Tucked away in the City of Vancouver archives lies a stark photo of a lone house looking out onto the newly completed Granville Street bridge and a forested Granville Island.

Taken in 1890, the photo shows the first rendition of the Granville Street Bridge which was completed in 1889 and behind it, the Kitsilano trestle bridge completed in 1886. If the camera stayed in the same place and took another photo 40 years later it would have seen the completion of the Burrard Street Bridge in 1930.

The Granville Street bridge in the picture would undergo some serious upgrades 20 years later but it would take another 45 years from then for it to become the bridge we all recognize today. 

Vintage Aerial view False Creek
Aerial view of Downtown Vancouver and False Creek, between Burrard Street and Granville Street Bridge.

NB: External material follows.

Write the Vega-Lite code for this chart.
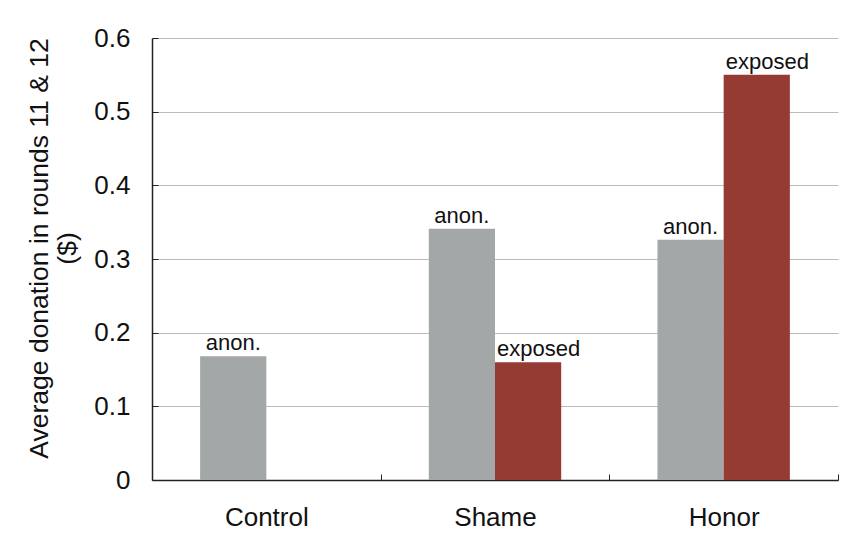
{
  "$schema": "https://vega.github.io/schema/vega-lite/v6.json",
  "width": 686,
  "height": 442,
  "autosize": {"type": "none"},
  "padding": {"left": 152, "top": 38, "right": 5, "bottom": 57},
  "background": "white",
  "config": {
    "font": "Liberation Sans",
    "view": {"stroke": null},
    "axis": {"labelFont": "Liberation Sans", "titleFont": "Liberation Sans", "labelColor": "#111", "titleColor": "#111", "domainColor": "#222", "tickColor": "#222", "labelFontSize": 26, "titleFontSize": 26.5, "titleFontWeight": "normal"}
  },
  "data": {
    "values": [
      {"treatment": "Control", "condition": "anon.", "donation": 0.168},
      {"treatment": "Shame", "condition": "anon.", "donation": 0.341},
      {"treatment": "Shame", "condition": "exposed", "donation": 0.160},
      {"treatment": "Honor", "condition": "anon.", "donation": 0.326},
      {"treatment": "Honor", "condition": "exposed", "donation": 0.550}
    ]
  },
  "encoding": {
    "x": {
      "field": "treatment",
      "type": "nominal",
      "sort": ["Control", "Shame", "Honor"],
      "scale": {"paddingInner": 0, "paddingOuter": 0},
      "axis": {"title": null, "labelAngle": 0, "labelPadding": 30, "tickBand": "extent", "tickSize": -6, "domainWidth": 1.5, "grid": false}
    },
    "xOffset": {
      "field": "condition",
      "type": "nominal",
      "scale": {"domain": ["anon.", "exposed"], "paddingInner": 0, "paddingOuter": 0.727}
    },
    "y": {
      "field": "donation",
      "type": "quantitative",
      "scale": {"domain": [0, 0.6], "nice": false},
      "axis": {
        "title": ["Average donation in rounds 11 & 12", "($)"],
        "titleLineHeight": 28,
        "titlePadding": 12,
        "titleY": 210,
        "values": [0, 0.1, 0.2, 0.3, 0.4, 0.5, 0.6],
        "format": ".1~f",
        "labelPadding": 28,
        "tickSize": -6,
        "domainWidth": 1.5,
        "grid": true,
        "gridColor": "#bbbbbb",
        "gridWidth": 1.2
      }
    }
  },
  "layer": [
    {
      "mark": {"type": "bar"},
      "encoding": {
        "color": {
          "field": "condition",
          "type": "nominal",
          "scale": {"domain": ["anon.", "exposed"], "range": ["#a4a7a7", "#963a34"]},
          "legend": null
        }
      }
    },
    {
      "transform": [{"filter": "datum.condition === 'anon.'"}],
      "mark": {"type": "text", "fontSize": 22, "baseline": "alphabetic", "align": "center", "dy": -6, "color": "#111"},
      "encoding": {"text": {"field": "condition"}}
    },
    {
      "transform": [{"filter": "datum.condition === 'exposed'"}],
      "mark": {"type": "text", "fontSize": 22, "baseline": "alphabetic", "align": "left", "dx": -31, "dy": -6, "color": "#111"},
      "encoding": {"text": {"field": "condition"}}
    }
  ]
}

Reference code COV-S167---: CVA 515-8. By City of Vancouver Archives

The Kitsilano trestle bridge, on the other hand, outlived its usefulness as the downtown connector for streetcars in the early 1980s and was removed. Other archival photos show all three bridges, the Burrard, Granville and the Kitsilano trestle all running alongside each other. 

As pointed out by Changing Vancouver, a historical blog documenting Vancouver’s changes over the years, the original right-of-way for the rail line can still be seen today. The curved line of buildings around the Harbour Cove and Mariner Point follow the rail line laid out by the Canadian Pacific Railway almost 100 years before.